Exercise objective
Write out the material again word for word, dropping any images it holds.

◆ ◆ ◆ ◆ ◆

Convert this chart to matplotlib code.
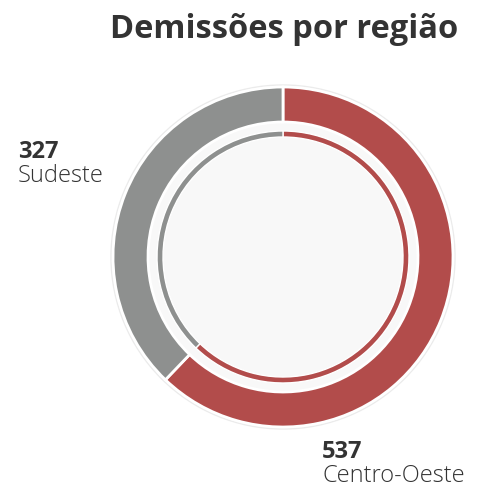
import matplotlib.pyplot as plt
from matplotlib.patches import Circle

# dados
regioes = ['Centro-Oeste', 'Sudeste']
demissoes = [537, 327]
cores = ['#b24c4b', '#8e908f']

fig = plt.figure(figsize=(4.8, 4.88), dpi=100)
ax = fig.add_axes([0, 0, 1, 1])

cx, cy = 283, 488 - 257

# fundo do donut
ax.add_patch(Circle((cx, cy), 172, facecolor='#f8f8f8', edgecolor='#ebebeb', lw=1, zorder=0))

# anel externo
ax.pie(demissoes, colors=cores, radius=170, center=(cx, cy), startangle=90,
       counterclock=False, frame=True,
       wedgeprops=dict(width=35, edgecolor='white', linewidth=2))
# anel interno
ax.pie(demissoes, colors=cores, radius=126, center=(cx, cy), startangle=90,
       counterclock=False, frame=True,
       wedgeprops=dict(width=6, edgecolor='white', linewidth=1))
ax.set_xlim(0, 480)
ax.set_ylim(0, 488)
ax.set_aspect('equal')
ax.axis('off')

fig.text(284 / 480, 1 - 30 / 488, 'Demissões por região', ha='center', va='center',
         fontsize=23.5, fontweight='bold', color='#333333', family='Open Sans')

fig.text(18 / 480, 1 - 152 / 488, str(demissoes[1]), ha='left', va='center',
         fontsize=17, fontweight='bold', color='#333333', family='Open Sans')
fig.text(18 / 480, 1 - 176 / 488, regioes[1], ha='left', va='center',
         fontsize=17, fontweight='light', color='#333333', family='Open Sans')

fig.text(322 / 480, 1 - 452 / 488, str(demissoes[0]), ha='left', va='center',
         fontsize=17, fontweight='bold', color='#333333', family='Open Sans')
fig.text(322 / 480, 1 - 476 / 488, regioes[0], ha='left', va='center',
         fontsize=17, fontweight='light', color='#333333', family='Open Sans')

fig.savefig('out.png', dpi=100, facecolor='white')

◆ ◆ ◆ ◆ ◆

Worked answer
Convert this chart to matplotlib code.
import matplotlib.pyplot as plt
from matplotlib.patches import Circle

# dados
regioes = ['Centro-Oeste', 'Sudeste']
demissoes = [537, 327]
cores = ['#b24c4b', '#8e908f']

fig = plt.figure(figsize=(4.8, 4.88), dpi=100)
ax = fig.add_axes([0, 0, 1, 1])

cx, cy = 283, 488 - 257

# fundo do donut
ax.add_patch(Circle((cx, cy), 172, facecolor='#f8f8f8', edgecolor='#ebebeb', lw=1, zorder=0))

# anel externo
ax.pie(demissoes, colors=cores, radius=170, center=(cx, cy), startangle=90,
       counterclock=False, frame=True,
       wedgeprops=dict(width=35, edgecolor='white', linewidth=2))
# anel interno
ax.pie(demissoes, colors=cores, radius=126, center=(cx, cy), startangle=90,
       counterclock=False, frame=True,
       wedgeprops=dict(width=6, edgecolor='white', linewidth=1))
ax.set_xlim(0, 480)
ax.set_ylim(0, 488)
ax.set_aspect('equal')
ax.axis('off')

fig.text(284 / 480, 1 - 30 / 488, 'Demissões por região', ha='center', va='center',
         fontsize=23.5, fontweight='bold', color='#333333', family='Open Sans')

fig.text(18 / 480, 1 - 152 / 488, str(demissoes[1]), ha='left', va='center',
         fontsize=17, fontweight='bold', color='#333333', family='Open Sans')
fig.text(18 / 480, 1 - 176 / 488, regioes[1], ha='left', va='center',
         fontsize=17, fontweight='light', color='#333333', family='Open Sans')

fig.text(322 / 480, 1 - 452 / 488, str(demissoes[0]), ha='left', va='center',
         fontsize=17, fontweight='bold', color='#333333', family='Open Sans')
fig.text(322 / 480, 1 - 476 / 488, regioes[0], ha='left', va='center',
         fontsize=17, fontweight='light', color='#333333', family='Open Sans')

fig.savefig('out.png', dpi=100, facecolor='white')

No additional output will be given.